**Aim:** Where a line of the material contains the string "this", copy that line.
━━━━
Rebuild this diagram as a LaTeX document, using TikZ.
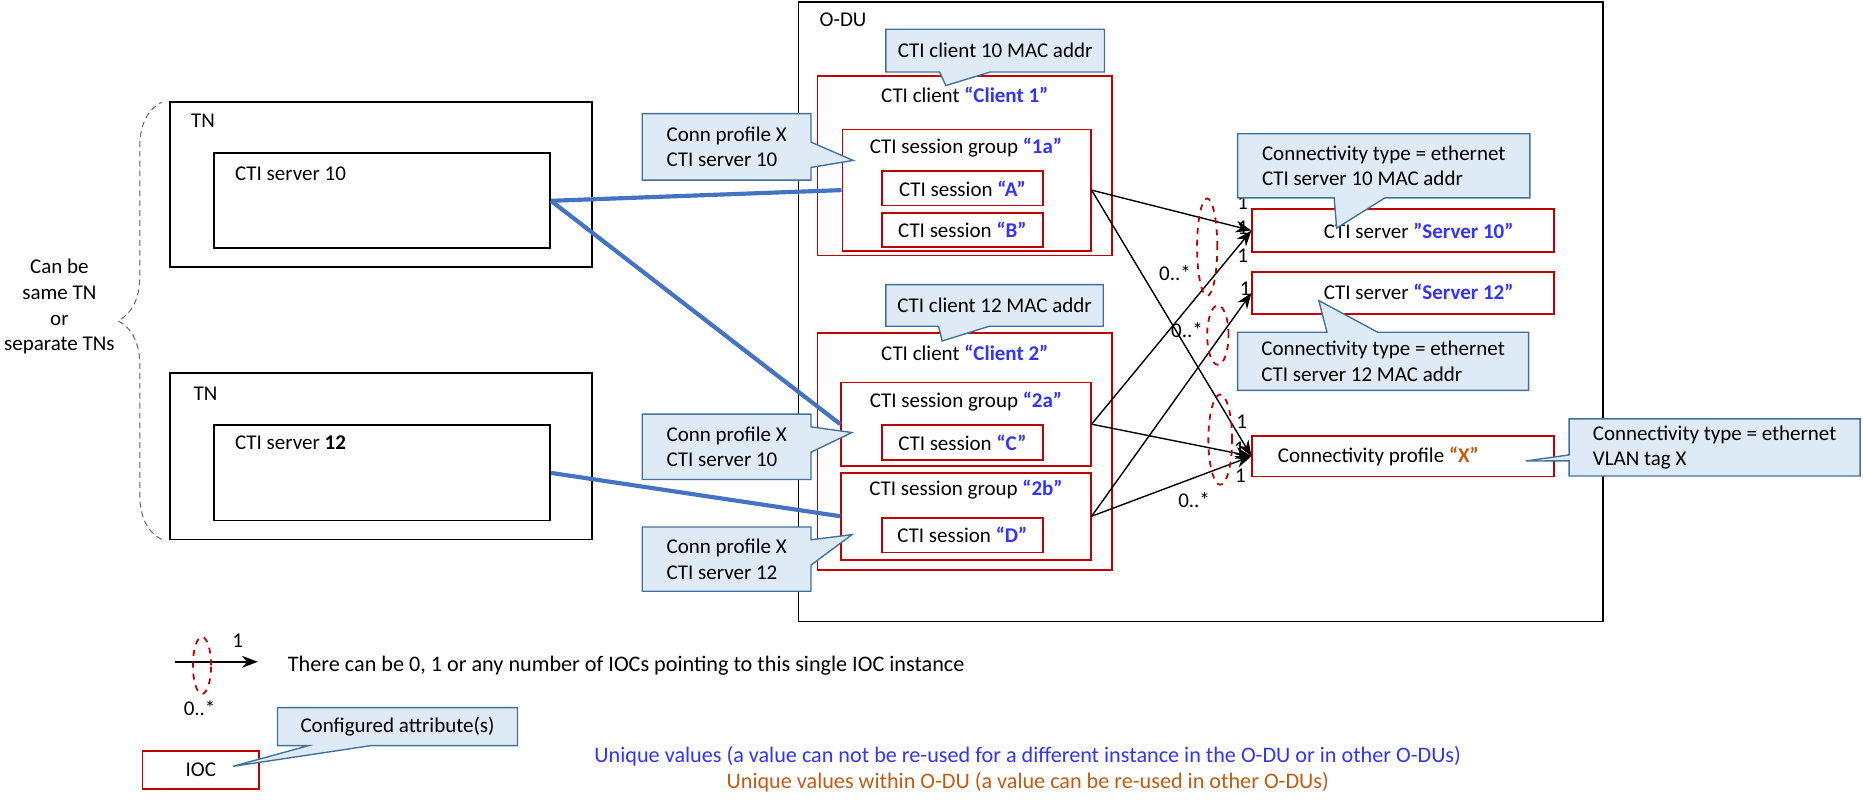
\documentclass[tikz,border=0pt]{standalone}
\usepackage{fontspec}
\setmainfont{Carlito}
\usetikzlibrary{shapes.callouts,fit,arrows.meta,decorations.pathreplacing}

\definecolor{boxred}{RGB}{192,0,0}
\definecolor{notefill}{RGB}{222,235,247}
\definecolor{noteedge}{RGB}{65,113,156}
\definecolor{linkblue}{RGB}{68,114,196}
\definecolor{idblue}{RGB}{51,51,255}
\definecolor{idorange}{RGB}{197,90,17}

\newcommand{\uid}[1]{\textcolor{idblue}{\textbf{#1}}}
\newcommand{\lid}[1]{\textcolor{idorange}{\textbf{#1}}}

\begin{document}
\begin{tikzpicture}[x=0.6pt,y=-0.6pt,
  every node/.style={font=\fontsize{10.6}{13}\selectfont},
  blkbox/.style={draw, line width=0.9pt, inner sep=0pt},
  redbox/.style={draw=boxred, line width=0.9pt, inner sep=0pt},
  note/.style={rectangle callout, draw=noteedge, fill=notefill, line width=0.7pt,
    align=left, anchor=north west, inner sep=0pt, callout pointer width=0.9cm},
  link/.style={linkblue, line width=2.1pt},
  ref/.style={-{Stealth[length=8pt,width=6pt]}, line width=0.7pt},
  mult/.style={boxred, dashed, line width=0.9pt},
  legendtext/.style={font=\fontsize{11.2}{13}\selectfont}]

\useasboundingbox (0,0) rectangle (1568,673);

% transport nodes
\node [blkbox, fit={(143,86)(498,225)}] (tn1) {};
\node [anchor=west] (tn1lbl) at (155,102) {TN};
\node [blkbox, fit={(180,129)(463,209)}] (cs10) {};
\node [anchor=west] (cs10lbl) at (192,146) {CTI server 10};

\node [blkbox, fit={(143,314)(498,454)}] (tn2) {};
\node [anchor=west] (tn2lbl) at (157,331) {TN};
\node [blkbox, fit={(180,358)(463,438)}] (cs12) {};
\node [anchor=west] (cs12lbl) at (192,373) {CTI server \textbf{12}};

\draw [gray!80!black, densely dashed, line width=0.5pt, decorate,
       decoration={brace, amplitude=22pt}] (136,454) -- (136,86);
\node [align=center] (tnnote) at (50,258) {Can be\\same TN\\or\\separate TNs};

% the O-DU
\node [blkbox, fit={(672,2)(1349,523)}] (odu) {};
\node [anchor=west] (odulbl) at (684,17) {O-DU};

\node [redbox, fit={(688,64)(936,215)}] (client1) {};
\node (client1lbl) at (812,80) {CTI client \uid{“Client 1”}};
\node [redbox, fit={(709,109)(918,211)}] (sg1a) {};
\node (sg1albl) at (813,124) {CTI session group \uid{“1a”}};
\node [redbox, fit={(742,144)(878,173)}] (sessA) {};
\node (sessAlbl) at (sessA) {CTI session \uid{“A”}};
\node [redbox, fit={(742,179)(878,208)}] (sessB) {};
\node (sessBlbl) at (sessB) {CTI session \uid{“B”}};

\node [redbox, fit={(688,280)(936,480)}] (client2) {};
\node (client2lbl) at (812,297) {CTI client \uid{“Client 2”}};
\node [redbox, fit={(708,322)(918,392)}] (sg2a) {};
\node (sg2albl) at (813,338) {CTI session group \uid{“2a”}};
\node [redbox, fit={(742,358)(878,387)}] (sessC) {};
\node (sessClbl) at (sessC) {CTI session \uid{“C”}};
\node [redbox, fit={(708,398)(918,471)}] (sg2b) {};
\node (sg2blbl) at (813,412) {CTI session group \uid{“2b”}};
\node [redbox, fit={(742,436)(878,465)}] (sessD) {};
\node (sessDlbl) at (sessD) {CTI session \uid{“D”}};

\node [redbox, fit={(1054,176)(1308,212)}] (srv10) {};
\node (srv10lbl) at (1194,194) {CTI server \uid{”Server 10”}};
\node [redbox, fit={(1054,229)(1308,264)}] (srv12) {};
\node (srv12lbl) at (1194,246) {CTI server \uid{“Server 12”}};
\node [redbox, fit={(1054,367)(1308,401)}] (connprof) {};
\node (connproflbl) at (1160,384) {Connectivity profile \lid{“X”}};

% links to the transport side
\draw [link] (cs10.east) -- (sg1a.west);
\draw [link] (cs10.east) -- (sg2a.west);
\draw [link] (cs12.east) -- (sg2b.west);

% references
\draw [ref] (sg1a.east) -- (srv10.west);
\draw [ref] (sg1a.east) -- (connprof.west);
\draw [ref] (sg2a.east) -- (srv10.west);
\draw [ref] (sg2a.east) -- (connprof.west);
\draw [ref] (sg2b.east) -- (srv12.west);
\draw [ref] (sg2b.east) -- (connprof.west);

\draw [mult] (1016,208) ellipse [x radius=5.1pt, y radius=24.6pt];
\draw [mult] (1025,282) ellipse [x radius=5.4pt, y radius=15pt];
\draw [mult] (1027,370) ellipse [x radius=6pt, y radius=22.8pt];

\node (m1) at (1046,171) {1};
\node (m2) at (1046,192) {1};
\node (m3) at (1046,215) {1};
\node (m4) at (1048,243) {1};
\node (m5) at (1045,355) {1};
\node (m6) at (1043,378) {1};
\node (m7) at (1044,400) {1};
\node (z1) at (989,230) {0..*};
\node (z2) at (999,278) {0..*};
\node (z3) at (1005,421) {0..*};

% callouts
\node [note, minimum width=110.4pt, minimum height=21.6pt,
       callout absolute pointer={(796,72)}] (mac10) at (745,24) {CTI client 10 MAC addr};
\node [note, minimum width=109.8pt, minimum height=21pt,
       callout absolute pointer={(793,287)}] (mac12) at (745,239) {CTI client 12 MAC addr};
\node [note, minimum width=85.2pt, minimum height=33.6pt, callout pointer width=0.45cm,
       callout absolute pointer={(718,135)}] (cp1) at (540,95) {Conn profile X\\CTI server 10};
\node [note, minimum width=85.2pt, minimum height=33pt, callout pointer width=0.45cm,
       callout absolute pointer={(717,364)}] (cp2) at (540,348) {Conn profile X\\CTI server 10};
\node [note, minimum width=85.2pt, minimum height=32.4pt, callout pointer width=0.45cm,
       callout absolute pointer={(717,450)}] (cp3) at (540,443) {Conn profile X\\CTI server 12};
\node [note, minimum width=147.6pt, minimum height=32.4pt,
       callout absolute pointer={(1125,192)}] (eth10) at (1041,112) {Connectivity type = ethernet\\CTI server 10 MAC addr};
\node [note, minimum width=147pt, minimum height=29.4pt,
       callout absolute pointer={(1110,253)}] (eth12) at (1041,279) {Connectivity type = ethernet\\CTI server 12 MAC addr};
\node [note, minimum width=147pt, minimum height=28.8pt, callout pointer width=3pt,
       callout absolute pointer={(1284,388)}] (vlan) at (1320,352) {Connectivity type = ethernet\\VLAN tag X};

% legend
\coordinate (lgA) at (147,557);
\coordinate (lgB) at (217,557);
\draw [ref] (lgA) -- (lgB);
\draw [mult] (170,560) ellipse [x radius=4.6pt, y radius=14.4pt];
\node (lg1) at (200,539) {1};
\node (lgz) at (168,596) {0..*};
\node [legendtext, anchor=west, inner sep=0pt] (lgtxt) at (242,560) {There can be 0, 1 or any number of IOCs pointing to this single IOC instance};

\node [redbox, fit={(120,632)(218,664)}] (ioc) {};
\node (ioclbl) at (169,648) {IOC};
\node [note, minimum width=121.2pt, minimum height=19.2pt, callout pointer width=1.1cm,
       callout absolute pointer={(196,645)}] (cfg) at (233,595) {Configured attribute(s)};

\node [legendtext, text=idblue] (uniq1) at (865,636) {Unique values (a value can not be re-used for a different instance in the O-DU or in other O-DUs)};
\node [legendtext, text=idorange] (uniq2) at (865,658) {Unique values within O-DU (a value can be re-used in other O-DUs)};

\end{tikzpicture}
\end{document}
━━━━
**Written response:**
Rebuild this diagram as a LaTeX document, using TikZ.
\node [legendtext, anchor=west, inner sep=0pt] (lgtxt) at (242,560) {There can be 0, 1 or any number of IOCs pointing to this single IOC instance};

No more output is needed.